◆ Task objective: Without the pictures, print the lines running from the beginning of the material to the line containing "25], [0, 33]];", both ends included.

--- Begin Task material ---

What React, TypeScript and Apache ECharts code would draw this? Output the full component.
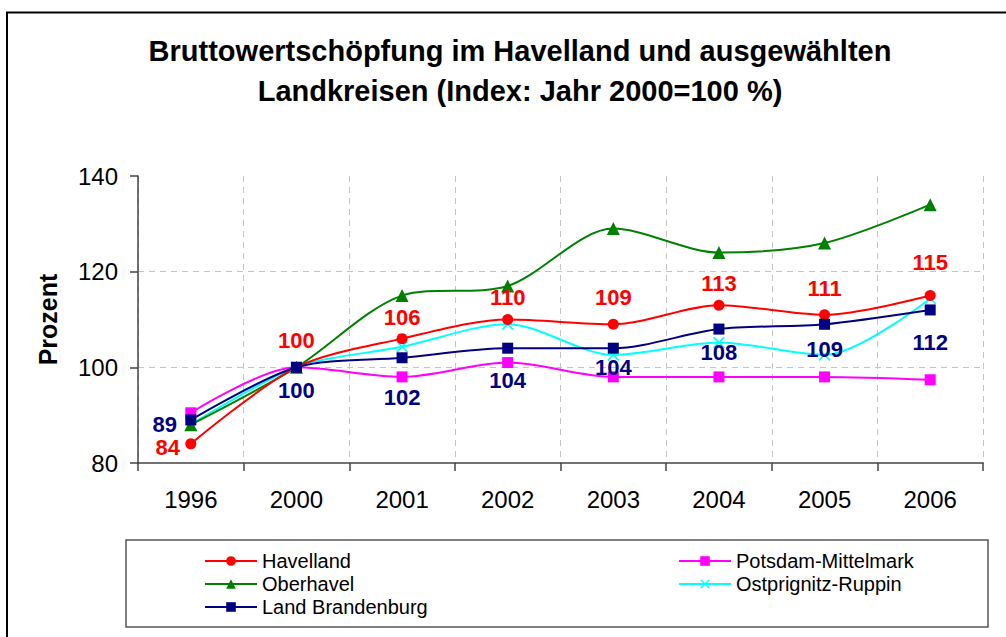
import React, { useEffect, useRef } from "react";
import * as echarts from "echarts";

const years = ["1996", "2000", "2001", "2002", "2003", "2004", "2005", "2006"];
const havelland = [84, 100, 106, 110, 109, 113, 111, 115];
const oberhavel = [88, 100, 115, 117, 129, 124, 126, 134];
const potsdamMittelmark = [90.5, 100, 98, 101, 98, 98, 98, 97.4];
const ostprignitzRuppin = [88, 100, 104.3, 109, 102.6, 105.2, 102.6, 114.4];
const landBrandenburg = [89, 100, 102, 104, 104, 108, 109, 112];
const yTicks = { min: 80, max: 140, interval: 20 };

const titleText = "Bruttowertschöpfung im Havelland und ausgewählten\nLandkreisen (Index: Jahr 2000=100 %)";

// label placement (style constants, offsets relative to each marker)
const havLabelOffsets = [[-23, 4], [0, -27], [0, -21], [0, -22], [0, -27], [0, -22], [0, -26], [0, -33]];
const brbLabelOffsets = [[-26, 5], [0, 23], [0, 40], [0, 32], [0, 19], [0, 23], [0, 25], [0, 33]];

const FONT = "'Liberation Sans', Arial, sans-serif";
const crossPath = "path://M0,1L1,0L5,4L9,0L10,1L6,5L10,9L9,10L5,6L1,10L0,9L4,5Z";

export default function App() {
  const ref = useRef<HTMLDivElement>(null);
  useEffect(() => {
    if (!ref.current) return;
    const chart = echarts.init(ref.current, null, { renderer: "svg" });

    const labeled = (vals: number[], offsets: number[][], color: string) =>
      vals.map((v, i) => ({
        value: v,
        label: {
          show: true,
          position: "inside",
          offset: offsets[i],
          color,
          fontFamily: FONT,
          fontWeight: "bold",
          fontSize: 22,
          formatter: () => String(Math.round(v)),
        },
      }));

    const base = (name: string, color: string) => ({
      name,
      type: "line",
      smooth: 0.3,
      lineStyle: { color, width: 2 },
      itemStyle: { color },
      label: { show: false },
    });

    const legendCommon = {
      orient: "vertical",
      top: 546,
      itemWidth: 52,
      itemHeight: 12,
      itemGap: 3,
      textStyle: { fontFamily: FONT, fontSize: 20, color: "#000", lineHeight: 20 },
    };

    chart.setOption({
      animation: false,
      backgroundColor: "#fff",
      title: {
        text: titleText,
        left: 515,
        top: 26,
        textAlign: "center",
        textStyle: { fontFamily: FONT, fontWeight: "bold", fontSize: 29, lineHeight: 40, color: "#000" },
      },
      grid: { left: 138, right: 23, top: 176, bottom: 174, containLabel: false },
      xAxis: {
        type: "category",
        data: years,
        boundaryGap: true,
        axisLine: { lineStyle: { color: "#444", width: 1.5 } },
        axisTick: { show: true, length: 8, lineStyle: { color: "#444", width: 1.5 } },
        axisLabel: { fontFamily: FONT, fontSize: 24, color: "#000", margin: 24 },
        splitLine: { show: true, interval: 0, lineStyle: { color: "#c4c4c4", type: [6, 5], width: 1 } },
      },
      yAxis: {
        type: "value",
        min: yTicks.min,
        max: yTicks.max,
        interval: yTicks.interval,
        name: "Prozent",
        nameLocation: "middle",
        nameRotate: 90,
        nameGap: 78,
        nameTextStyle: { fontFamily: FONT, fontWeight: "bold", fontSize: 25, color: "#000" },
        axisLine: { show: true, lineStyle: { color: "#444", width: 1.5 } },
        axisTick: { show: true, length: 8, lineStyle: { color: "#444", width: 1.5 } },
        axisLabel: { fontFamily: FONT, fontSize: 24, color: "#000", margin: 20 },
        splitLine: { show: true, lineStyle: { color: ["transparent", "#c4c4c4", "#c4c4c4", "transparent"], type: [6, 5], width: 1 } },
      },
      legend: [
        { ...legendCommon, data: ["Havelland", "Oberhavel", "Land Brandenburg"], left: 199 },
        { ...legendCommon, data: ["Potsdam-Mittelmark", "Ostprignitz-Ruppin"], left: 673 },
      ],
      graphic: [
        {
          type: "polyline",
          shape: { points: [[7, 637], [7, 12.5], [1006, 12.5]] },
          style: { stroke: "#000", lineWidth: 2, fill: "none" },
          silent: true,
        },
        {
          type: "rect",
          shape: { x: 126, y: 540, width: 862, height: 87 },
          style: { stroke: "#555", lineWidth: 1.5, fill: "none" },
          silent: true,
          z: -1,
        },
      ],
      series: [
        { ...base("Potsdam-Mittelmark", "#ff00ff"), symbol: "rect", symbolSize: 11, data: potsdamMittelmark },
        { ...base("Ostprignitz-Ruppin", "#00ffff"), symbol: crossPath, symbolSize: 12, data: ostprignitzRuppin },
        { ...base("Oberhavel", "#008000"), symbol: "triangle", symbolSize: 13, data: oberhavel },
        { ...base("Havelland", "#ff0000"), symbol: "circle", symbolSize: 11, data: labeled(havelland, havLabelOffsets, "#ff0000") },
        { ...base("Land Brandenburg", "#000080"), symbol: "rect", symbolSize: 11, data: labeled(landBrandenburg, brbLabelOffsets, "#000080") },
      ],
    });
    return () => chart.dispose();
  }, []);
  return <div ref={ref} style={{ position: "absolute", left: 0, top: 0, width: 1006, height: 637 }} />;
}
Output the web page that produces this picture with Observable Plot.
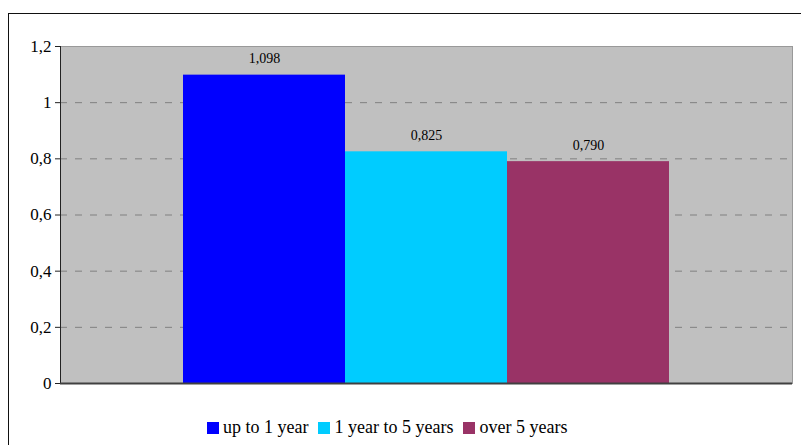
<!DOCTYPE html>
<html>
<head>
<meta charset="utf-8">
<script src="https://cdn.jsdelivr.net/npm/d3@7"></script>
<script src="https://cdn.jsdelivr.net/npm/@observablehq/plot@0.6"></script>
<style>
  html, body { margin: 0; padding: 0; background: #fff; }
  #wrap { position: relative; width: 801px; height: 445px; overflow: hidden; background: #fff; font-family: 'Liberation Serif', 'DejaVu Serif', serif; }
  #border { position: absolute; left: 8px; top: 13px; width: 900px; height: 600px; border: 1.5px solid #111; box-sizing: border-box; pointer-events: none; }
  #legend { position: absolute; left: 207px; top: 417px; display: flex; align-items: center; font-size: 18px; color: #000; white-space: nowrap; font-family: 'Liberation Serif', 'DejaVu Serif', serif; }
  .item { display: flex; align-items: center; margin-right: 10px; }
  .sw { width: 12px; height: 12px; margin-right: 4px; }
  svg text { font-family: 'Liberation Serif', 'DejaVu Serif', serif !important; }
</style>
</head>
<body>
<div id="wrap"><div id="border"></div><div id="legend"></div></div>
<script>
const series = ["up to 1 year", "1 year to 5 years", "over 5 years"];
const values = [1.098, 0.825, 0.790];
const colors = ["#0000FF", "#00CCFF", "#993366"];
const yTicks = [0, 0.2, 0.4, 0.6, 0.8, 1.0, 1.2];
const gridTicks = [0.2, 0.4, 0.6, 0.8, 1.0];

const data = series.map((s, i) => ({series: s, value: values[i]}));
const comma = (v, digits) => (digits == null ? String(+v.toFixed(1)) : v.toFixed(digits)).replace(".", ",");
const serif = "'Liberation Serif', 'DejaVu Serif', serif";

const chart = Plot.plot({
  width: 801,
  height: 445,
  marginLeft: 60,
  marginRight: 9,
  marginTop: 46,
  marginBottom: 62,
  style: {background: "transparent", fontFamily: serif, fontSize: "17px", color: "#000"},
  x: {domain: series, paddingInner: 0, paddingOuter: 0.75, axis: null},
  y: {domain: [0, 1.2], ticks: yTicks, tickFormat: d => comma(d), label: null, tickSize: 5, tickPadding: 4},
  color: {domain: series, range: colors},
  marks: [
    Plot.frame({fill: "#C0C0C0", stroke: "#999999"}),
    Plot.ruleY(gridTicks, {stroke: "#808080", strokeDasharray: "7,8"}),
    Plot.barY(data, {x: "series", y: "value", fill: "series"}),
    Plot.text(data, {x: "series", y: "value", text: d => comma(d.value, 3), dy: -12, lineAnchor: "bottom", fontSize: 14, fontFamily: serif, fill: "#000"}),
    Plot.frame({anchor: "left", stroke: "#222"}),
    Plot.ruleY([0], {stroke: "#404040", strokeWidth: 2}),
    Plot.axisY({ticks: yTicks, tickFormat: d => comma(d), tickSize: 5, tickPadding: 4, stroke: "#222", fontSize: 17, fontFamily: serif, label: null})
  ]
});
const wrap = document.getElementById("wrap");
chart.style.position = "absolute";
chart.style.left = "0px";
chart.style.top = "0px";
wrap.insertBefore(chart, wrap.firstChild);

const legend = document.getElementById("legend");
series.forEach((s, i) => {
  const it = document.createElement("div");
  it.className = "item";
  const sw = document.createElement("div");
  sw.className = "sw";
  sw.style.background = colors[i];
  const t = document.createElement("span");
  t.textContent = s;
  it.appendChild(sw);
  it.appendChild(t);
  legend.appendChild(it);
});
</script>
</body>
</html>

--- End Task material ---

◆ Complete output:
What React, TypeScript and Apache ECharts code would draw this? Output the full component.
import React, { useEffect, useRef } from "react";
import * as echarts from "echarts";

const years = ["1996", "2000", "2001", "2002", "2003", "2004", "2005", "2006"];
const havelland = [84, 100, 106, 110, 109, 113, 111, 115];
const oberhavel = [88, 100, 115, 117, 129, 124, 126, 134];
const potsdamMittelmark = [90.5, 100, 98, 101, 98, 98, 98, 97.4];
const ostprignitzRuppin = [88, 100, 104.3, 109, 102.6, 105.2, 102.6, 114.4];
const landBrandenburg = [89, 100, 102, 104, 104, 108, 109, 112];
const yTicks = { min: 80, max: 140, interval: 20 };

const titleText = "Bruttowertschöpfung im Havelland und ausgewählten\nLandkreisen (Index: Jahr 2000=100 %)";

// label placement (style constants, offsets relative to each marker)
const havLabelOffsets = [[-23, 4], [0, -27], [0, -21], [0, -22], [0, -27], [0, -22], [0, -26], [0, -33]];
const brbLabelOffsets = [[-26, 5], [0, 23], [0, 40], [0, 32], [0, 19], [0, 23], [0, 25], [0, 33]];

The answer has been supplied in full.